Currently there are very few EVs in Tasmania and the number of hours per week that chargers are in use is very low. We will increase the number of chargers at sites as the number of EVs increases, particularly where there is evidence of queuing on a regular basis.

11. How is the time charge set?

The time charge is calculated to meet fixed costs, overheads and depreciation over the expected life of the equipment based on an average use of four hours per day. This could be up to 12 hours per day on the busiest day of the year, but less than four hours most of the time.

The average cost of our sites is about $100,000 to develop. Annual fixed costs and overheads are about $6,500 per site.

We can reduce the time charge if we allow chargers to get busier than four hours per day, resulting in more queuing, more often. Alternatively, to have even less queuing, we would have to increase the time charge.

We hope we have the balance about right. Your feedback can help us decide.

12. There are two chargers, DC and AC; why are there not two separate charging bays?

Site hosts have generally been reluctant to commit more than one parking bay until there is demonstrated demand. All have agreed to release additional bays for EV charging once we show the level of use warrants it.

We do not expect the AC chargers to get heavy use at most sites. They are primarily provided as a backup should the DC charger not be working (or if it is occupied) and for vehicles that do not have DC ports (Renault Zoe, some PHEVs and some do-it-yourself converted EVs).

An AC cable is likely to be able to reach one or more of the adjacent bays and can be used even if they are not marked as reserved for EV charging.

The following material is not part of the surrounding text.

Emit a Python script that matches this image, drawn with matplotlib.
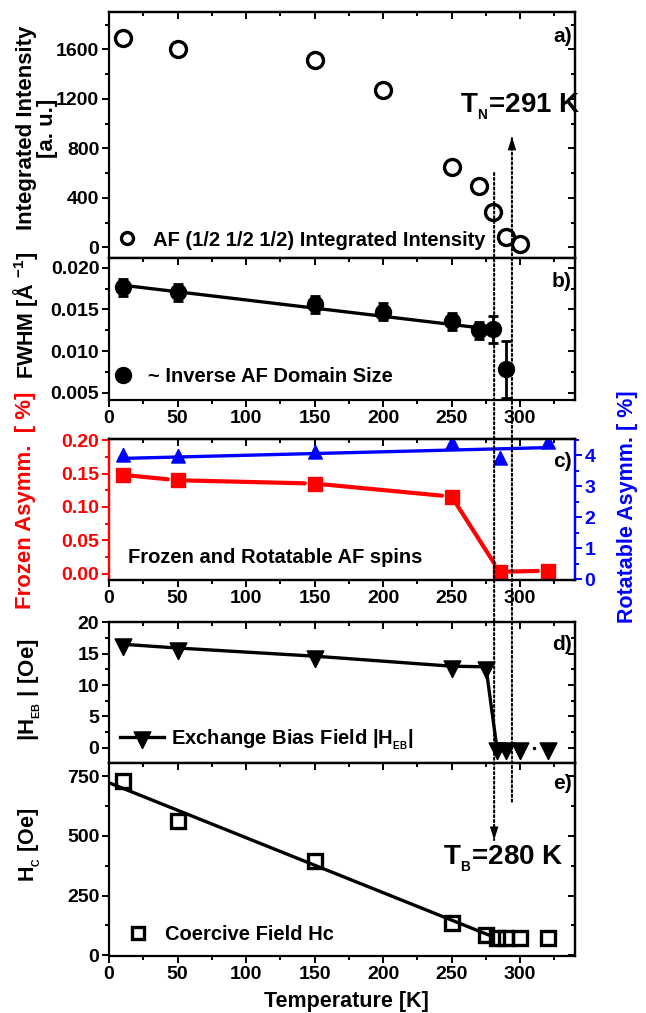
import numpy as np
import matplotlib
matplotlib.use("Agg")
import matplotlib.pyplot as plt
from matplotlib.patches import ConnectionPatch
from matplotlib.ticker import MultipleLocator, FormatStrFormatter

plt.rcParams['font.family'] = ['Liberation Sans', 'DejaVu Sans']
plt.rcParams['font.weight'] = 'bold'
plt.rcParams['axes.labelweight'] = 'bold'
plt.rcParams['mathtext.fontset'] = 'custom'
plt.rcParams['mathtext.rm'] = 'Liberation Sans:bold'
plt.rcParams['mathtext.bf'] = 'Liberation Sans:bold'
plt.rcParams['mathtext.default'] = 'bf'

# ---- data ----
# a) AF (1/2 1/2 1/2) integrated intensity
T_int = [10, 50, 150, 200, 250, 270, 280, 290, 300]
intensity = [1690, 1605, 1515, 1270, 648, 495, 288, 82, 30]

# b) FWHM ~ inverse AF domain size
T_fwhm = [10, 50, 150, 200, 250, 270, 280, 290]
fwhm = [0.01765, 0.01705, 0.01562, 0.01472, 0.01358, 0.01250, 0.01260, 0.00780]
fwhm_err = [0.0010, 0.0010, 0.0010, 0.0010, 0.0010, 0.0010, 0.00165, 0.0034]
T_fwhm_fit = [10, 280]
fwhm_fit = [0.0179, 0.0126]

# c) frozen / rotatable asymmetry
T_asym = [10, 50, 150, 250, 285, 320]
frozen = [0.148, 0.140, 0.135, 0.1155, 0.003, 0.0045]
rotatable = [3.93, 3.90, 4.05, 4.33, 3.83, 4.35]
T_rot_fit = [8, 320]
rot_fit = [3.89, 4.24]

# d) exchange bias field
T_heb = [10, 50, 150, 250, 275, 283, 290, 300, 320]
heb = [16.5, 15.9, 14.6, 13.0, 12.9, 0, 0, 0, 0]
T_heb_dot = [310]
heb_dot = [0]

# e) coercive field
T_hc = [10, 50, 150, 250, 275, 283, 290, 300, 320]
hc = [728, 560, 395, 134, 85, 72, 72, 72, 72]
T_hc_fit = [0, 280]
hc_fit = [722, 78]

# transition markers
T_B_line = 281
T_N_line = 294

# triangles with the centroid on the data point (Origin style)
tri_down = [(0, -4 / 3), (-1, 2 / 3), (1, 2 / 3), (0, -4 / 3)]
tri_up = [(0, 4 / 3), (-1, -2 / 3), (1, -2 / 3), (0, 4 / 3)]

FS = 14      # tick labels
FS_T = 14.5  # in-panel texts / legends
FS_L = 15.5  # axis labels
fig = plt.figure(figsize=(6.46, 10.13), dpi=100)
L, W = 0.1687, 0.7214
ax_a = fig.add_axes([L, 0.7450, W, 0.2428])
ax_b = fig.add_axes([L, 0.6051, W, 0.1399])
ax_c = fig.add_axes([L, 0.4274, W, 0.1389])
ax_d = fig.add_axes([L, 0.2471, W, 0.1392])
ax_e = fig.add_axes([L, 0.0563, W, 0.1908])


def style(ax, ymaj, ymin, xlabels=True, right=True):
    ax.set_xlim(0, 340)
    ax.xaxis.set_major_locator(MultipleLocator(50))
    ax.xaxis.set_minor_locator(MultipleLocator(25))
    ax.yaxis.set_major_locator(MultipleLocator(ymaj))
    ax.yaxis.set_minor_locator(MultipleLocator(ymin))
    for s in ax.spines.values():
        s.set_linewidth(1.6)
    ax.tick_params(which='both', direction='out', width=1.4, labelsize=FS,
                   top=False, right=False, labelbottom=xlabels, pad=2)
    ax.tick_params(which='major', length=5)
    ax.tick_params(which='minor', length=3)
    # mirrored ticks pointing inwards
    sx = ax.secondary_xaxis('top')
    sx.xaxis.set_major_locator(MultipleLocator(50))
    sx.xaxis.set_minor_locator(MultipleLocator(25))
    sx.tick_params(which='both', direction='in', labeltop=False, width=1.4)
    sx.tick_params(which='major', length=5)
    sx.tick_params(which='minor', length=3)
    sx.spines['top'].set_linewidth(1.6)
    if right:
        sy = ax.secondary_yaxis('right')
        sy.yaxis.set_major_locator(MultipleLocator(ymaj))
        sy.yaxis.set_minor_locator(MultipleLocator(ymin))
        sy.tick_params(which='both', direction='in', labelright=False, width=1.4)
        sy.tick_params(which='major', length=5)
        sy.tick_params(which='minor', length=3)
        sy.spines['right'].set_linewidth(1.6)


leg_prop = {'weight': 'bold', 'size': FS_T}

# ---- a) ----
ax_a.plot(T_int, intensity, 'o', mfc='none', mec='k', ms=11.5, mew=2.4,
          label='AF (1/2 1/2 1/2) Integrated Intensity')
ax_a.set_ylim(-89, 1899)
style(ax_a, 400, 200, xlabels=False)
ax_a.legend(loc='center left', bbox_to_anchor=(0.017, 0.0744), frameon=False,
            prop=leg_prop, handlelength=1, handletextpad=0.8, borderpad=0,
            borderaxespad=0, markerscale=0.75, numpoints=1)
ax_a.text(0.993, 0.90, 'a)', transform=ax_a.transAxes, ha='right', va='center', fontsize=15)
ax_a.text(0.753, 0.616, 'T$_{{}_N}$=291 K', transform=ax_a.transAxes, ha='left', va='center',
          fontsize=20)

# ---- b) ----
ax_b.plot(T_fwhm_fit, fwhm_fit, '-', color='k', lw=2.4)
ax_b.errorbar(T_fwhm, fwhm, yerr=fwhm_err, fmt='none', ecolor='k', elinewidth=2,
              capsize=3.5, capthick=2)
ax_b.plot(T_fwhm, fwhm, 'o', color='k', ms=11.5, label='~ Inverse AF Domain Size')
ax_b.set_ylim(0.00412, 0.02113)
style(ax_b, 0.005, 0.0025)
ax_b.yaxis.set_major_formatter(FormatStrFormatter('%.3f'))
ax_b.legend(loc='center left', bbox_to_anchor=(0.009, 0.169), frameon=False,
            prop=leg_prop, handlelength=1, handletextpad=0.75, borderpad=0,
            borderaxespad=0, numpoints=1)
ax_b.text(0.993, 0.835, 'b)', transform=ax_b.transAxes, ha='right', va='center', fontsize=15)

# ---- c) ----
ax_c2 = ax_c.twinx()
for i in range(len(T_asym) - 1):
    ax_c.annotate('', xy=(T_asym[i + 1], frozen[i + 1]), xytext=(T_asym[i], frozen[i]),
                  arrowprops=dict(arrowstyle='-', color='red', lw=3, shrinkA=7, shrinkB=7))
ax_c.plot(T_asym, frozen, 's', color='red', ms=10.5)
ax_c.set_ylim(-0.0094, 0.2012)
style(ax_c, 0.05, 0.025, right=False)
ax_c.yaxis.set_major_formatter(FormatStrFormatter('%.2f'))
ax_c.tick_params(axis='y', which='both', colors='red', labelcolor='red')
ax_c.spines['left'].set_color('red')

ax_c2.plot(T_rot_fit, rot_fit, '-', color='blue', lw=2.4)
ax_c2.plot(T_asym, rotatable, marker=tri_up, ls='none', color='blue', ms=13)
ax_c2.set_ylim(-0.023, 4.506)
ax_c2.yaxis.set_major_locator(MultipleLocator(1))
ax_c2.yaxis.set_minor_locator(MultipleLocator(0.5))
ax_c2.tick_params(axis='y', which='both', direction='out', colors='blue', labelcolor='blue',
                  labelsize=FS, width=1.4, pad=2)
ax_c2.tick_params(axis='y', which='major', length=5)
ax_c2.tick_params(axis='y', which='minor', length=3)
for s in ax_c2.spines.values():
    s.set_linewidth(1.6)
ax_c2.spines['right'].set_color('blue')
ax_c2.spines['left'].set_color('red')
ax_c.text(0.041, 0.1585, 'Frozen and Rotatable AF spins', transform=ax_c.transAxes,
          ha='left', va='center', fontsize=FS_T)
ax_c.text(0.993, 0.84, 'c)', transform=ax_c.transAxes, ha='right', va='center', fontsize=15)

# ---- d) ----
ax_d.plot(T_heb[:6], heb[:6], '-', color='k', lw=2.4)
ax_d.plot(T_heb, heb, marker=tri_down, ls='none', color='k', ms=16)
ax_d.plot(T_heb_dot, heb_dot, '.', color='k', ms=3)
ax_d.plot([], [], marker=tri_down, ls='-', lw=2.4, color='k', ms=16,
          label='Exchange Bias Field |H$_{{}_{EB}}$|')
ax_d.set_ylim(-2.39, 20.1)
style(ax_d, 5, 2.5, xlabels=False)
ax_d.legend(loc='center left', bbox_to_anchor=(0.0236, 0.166), frameon=False,
            prop=leg_prop, handlelength=2.2, handletextpad=0.35, borderpad=0,
            borderaxespad=0, numpoints=1)
ax_d.text(0.993, 0.835, 'd)', transform=ax_d.transAxes, ha='right', va='center', fontsize=15)

# ---- e) ----
ax_e.plot(T_hc_fit, hc_fit, '-', color='k', lw=2.4)
ax_e.plot(T_hc, hc, 's', mfc='none', mec='k', ms=10, mew=2.4, label='Coercive Field Hc')
ax_e.set_ylim(-3, 806)
style(ax_e, 250, 125)
ax_e.legend(loc='center left', bbox_to_anchor=(0.040, 0.112), frameon=False,
            prop=leg_prop, handlelength=1, handletextpad=0.85, borderpad=0,
            borderaxespad=0, markerscale=0.85, numpoints=1)
ax_e.text(0.993, 0.893, 'e)', transform=ax_e.transAxes, ha='right', va='center', fontsize=15)
ax_e.text(0.717, 0.505, 'T$_{{}_B}$=280 K', transform=ax_e.transAxes, ha='left', va='center',
          fontsize=20)

# ---- axis labels ----
def ftext(xp, yp, s, size=FS_L, **kw):
    fig.text(xp / 646, 1 - yp / 1013, s, ha='center', va='center', fontsize=size, **kw)

ftext(37, 128, 'Integrated Intensity\n[a. u.]', size=16, rotation=90,
      multialignment='center', linespacing=1.0)
ftext(26, 315, 'FWHM [Å $^{-1}$]', rotation=90)
ftext(26, 500, 'Frozen Asymm.  [ %]', size=16, rotation=90, color='red')
ftext(627, 507, 'Rotatable Asymm. [ %]', rotation=90, color='blue')
ftext(30, 690, '|H$_{{}_{EB}}$ | [Oe]', size=16, rotation=90)
ftext(30, 845, 'H$_{{}_C}$ [Oe]', rotation=90)
ftext(346, 1001, 'Temperature [K]')

# ---- dotted guide lines across panels ----
dot = (0, (1, 1.3))
cp1 = ConnectionPatch(xyA=(T_B_line, 600), coordsA=ax_a.transData,
                      xyB=(T_B_line, 482), coordsB=ax_e.transData,
                      arrowstyle='-', linestyle=dot, lw=1.5, color='k')
fig.add_artist(cp1)
cp2 = ConnectionPatch(xyA=(T_N_line, 643), coordsA=ax_e.transData,
                      xyB=(T_N_line, 894), coordsB=ax_a.transData,
                      arrowstyle='-', linestyle=dot, lw=1.5, color='k')
fig.add_artist(cp2)
ax_e.annotate('', xy=(T_B_line, 482), xytext=(T_B_line, 560), annotation_clip=False,
              arrowprops=dict(arrowstyle='-|>,head_length=0.7,head_width=0.22', lw=0,
                              color='k', mutation_scale=14, shrinkA=0, shrinkB=0))
ax_a.annotate('', xy=(T_N_line, 894), xytext=(T_N_line, 750), annotation_clip=False,
              arrowprops=dict(arrowstyle='-|>,head_length=0.7,head_width=0.22', lw=0,
                              color='k', mutation_scale=14, shrinkA=0, shrinkB=0))

fig.savefig('out.png', dpi=100)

At Swansea and St Helens there are two bays! That is because on street parallel parking does not allow all EVs to safely park in a way that permits the charge cables on the DC charger to reach all possible charge port locations. Some EVs need to approach the charger with the front of the vehicle and others with the back. You need to choose the bay that suits your EV. AC cables can be much longer so if you are using the AC charger, either bay may do, effectively making both bays available at these two sites.